Date of Award

Spring 2001

Document Type

Restricted Thesis

Terms of Use

© 2001 David Schlossberg. All rights reserved. Access to this work is restricted to users within the Swarthmore College network and may only be used for non-commercial, educational, and research purposes. Sharing with users outside of the Swarthmore College network is expressly prohibited. For all other uses, including reproduction and distribution, please contact the copyright holder.

Degree Name

Bachelor of Arts


Physics & Astronomy Department

First Advisor

Michael R. Brown


Ejection of energetic particles due to magnetic reconnection of plasmas occurs frequently throughout the known universe, and has the potential to explain many astrophysical phenomena. The plasma configuration in this experiment is a spheromak, which is a torus of plasma that possesses both significant toroidal and poloidal magnetic fields.

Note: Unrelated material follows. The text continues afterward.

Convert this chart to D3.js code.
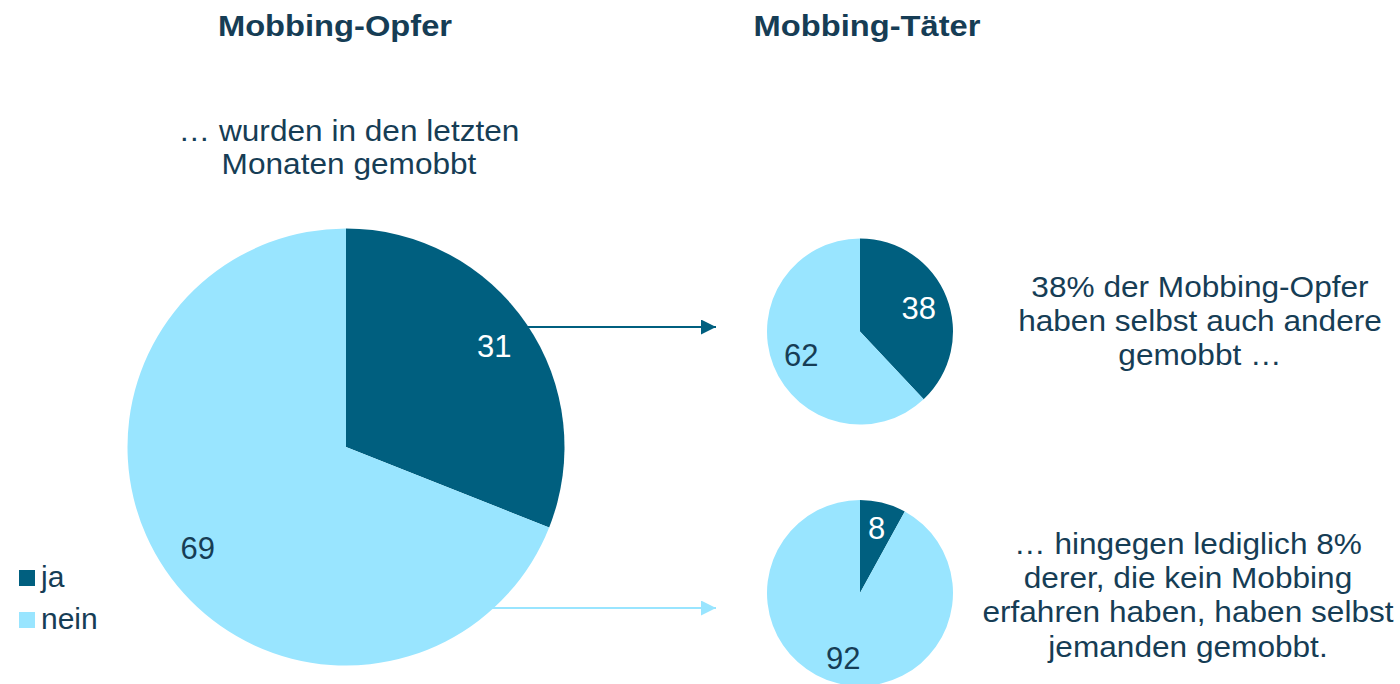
<!DOCTYPE html>
<html>
<head>
<meta charset="utf-8">
<script src="https://cdn.jsdelivr.net/npm/d3@7/dist/d3.min.js"></script>
<style>
  html, body { margin: 0; padding: 0; background: #ffffff; }
  svg { display: block; font-family: "Liberation Sans", Arial, sans-serif; }
</style>
</head>
<body>
<svg id="chart" width="1400" height="684"></svg>
<script>
// Categories and shares (percent)
const categories = ["ja", "nein"];
const victims = [31, 69];              // wurden in den letzten Monaten gemobbt
const victimsWhoBully = [38, 62];      // Mobbing-Opfer, die selbst mobben
const nonVictimsWhoBully = [8, 92];    // Nicht-Opfer, die selbst mobben

const titles = ["Mobbing-Opfer", "Mobbing-Täter"];
const victimsNote = ["… wurden in den letzten", "Monaten gemobbt"];
const noteTop = ["38% der Mobbing-Opfer", "haben selbst auch andere", "gemobbt …"];
const noteBottom = ["… hingegen lediglich 8%", "derer, die kein Mobbing", "erfahren haben, haben selbst", "jemanden gemobbt."];

const DARK = "#005f7f";
const LIGHT = "#99e5ff";
const TEXT = "#163d55";

const color = d3.scaleOrdinal().domain(categories).range([DARK, LIGHT]);
const labelColor = d3.scaleOrdinal().domain(categories).range(["#ffffff", TEXT]);

const svg = d3.select("#chart");

// Arrow markers
const defs = svg.append("defs");
[["arrowDark", DARK], ["arrowLight", LIGHT]].forEach(([id, c]) => {
  defs.append("marker")
    .attr("id", id)
    .attr("viewBox", "0 0 10 10")
    .attr("refX", 10).attr("refY", 5)
    .attr("markerUnits", "userSpaceOnUse")
    .attr("markerWidth", 16).attr("markerHeight", 15)
    .attr("orient", "auto")
    .append("path")
    .attr("d", "M0,0 L10,5 L0,10 Z")
    .attr("fill", c);
});

const pie = d3.pie().sort(null).value(d => d);

const big = { cx: 346, cy: 447, r: 218.5, labelK: 0.82, data: victims };
const smallTop = { cx: 860, cy: 331.5, r: 93, labelK: 0.68, data: victimsWhoBully };
const smallBottom = { cx: 860, cy: 593, r: 93, labelK: 0.72, data: nonVictimsWhoBully };

// Connector arrows, drawn first so they sit behind the large pie
const arrowEndX = 716;
[[327, DARK, "arrowDark"], [608, LIGHT, "arrowLight"]].forEach(([y, c, m]) => {
  const dy = y - big.cy;
  const x0 = big.cx + Math.sqrt(big.r * big.r - dy * dy) - 2;
  svg.append("line")
    .attr("x1", x0).attr("y1", y)
    .attr("x2", arrowEndX).attr("y2", y)
    .attr("stroke", c)
    .attr("stroke-width", 2)
    .attr("marker-end", `url(#${m})`);
});

function drawPie(p) {
  const g = svg.append("g").attr("transform", `translate(${p.cx},${p.cy})`);
  const arcs = pie(p.data);
  const arc = d3.arc().innerRadius(0).outerRadius(p.r);
  const labelArc = d3.arc().innerRadius(p.r * p.labelK).outerRadius(p.r * p.labelK);
  g.selectAll("path.slice")
    .data(arcs)
    .join("path")
    .attr("class", "slice")
    .attr("d", arc)
    .attr("fill", (d, i) => color(categories[i]));
  g.selectAll("text.val")
    .data(arcs)
    .join("text")
    .attr("class", "val")
    .attr("transform", d => `translate(${labelArc.centroid(d)})`)
    .attr("text-anchor", "middle")
    .attr("dy", "0.36em")
    .attr("font-size", 31)
    .attr("fill", (d, i) => labelColor(categories[i]))
    .text(d => d.data);
}

drawPie(big);
drawPie(smallTop);
drawPie(smallBottom);

// Column titles (slightly widened lettering)
[[335, titles[0]], [867, titles[1]]].forEach(([x, t]) => {
  svg.append("text")
    .attr("transform", `translate(${x},36) scale(1.09,1)`)
    .attr("text-anchor", "middle")
    .attr("font-size", 30)
    .attr("font-weight", "bold")
    .attr("fill", TEXT)
    .text(t);
});

function block(lines, cx, baselines) {
  const t = svg.append("text")
    .attr("transform", `translate(${cx},0) scale(1.09,1)`)
    .attr("text-anchor", "middle")
    .attr("font-size", 29)
    .attr("fill", TEXT);
  lines.forEach((l, i) => {
    t.append("tspan").attr("x", 0).attr("y", baselines[i]).text(l);
  });
}

block(victimsNote, 349, [141, 174]);
block(noteTop, 1200, [297, 331, 365]);
block(noteBottom, 1188, [554, 588, 622, 657]);

// Legend
const legend = svg.append("g");
categories.forEach((c, i) => {
  const y = 570 + i * 42;
  legend.append("rect")
    .attr("x", 19).attr("y", y)
    .attr("width", 16).attr("height", 16)
    .attr("fill", color(c));
  legend.append("text")
    .attr("x", 41).attr("y", y + 17)
    .attr("font-size", 30)
    .attr("fill", TEXT)
    .text(c);
});
</script>
</body>
</html>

The poloidal field lines wrap around through the hole of the torus, while the toroidal field lines encircle the hole of the torus. These fields sum to create a helical field winding around the torus. When anti-aligned magnetic field lines are brought together, the field lines spontaneously break and then reconnect in a lower energy state, converting the energy stored in the magnetic field lines into kinetic energy of particles In the region. The Swarthmore Spheromak Experiment (SSX) studies the magnetic reconnection of spheromaks by generating two spheromaks, translating them together, and allowing them to reconnect. Several diagnostics are used in order to correlate the escaping energetic particles, photons, and changing magnetic fields due to the reconnecting spheromaks. Experimental data are compared to several existing theoretical and numerical models, including the Sweet Parker model of reconnection, a simulation by Matthaeus et al., and instability-generated runaway particles. The experimental results are similar to those obtained by Matthaeus et al. The particle energy profile is fit to a thermalized distribution with some drift velocity. These models, simulations, and fits have provided a clearer view of the physical processes present during magnetic reconnection of plasmas.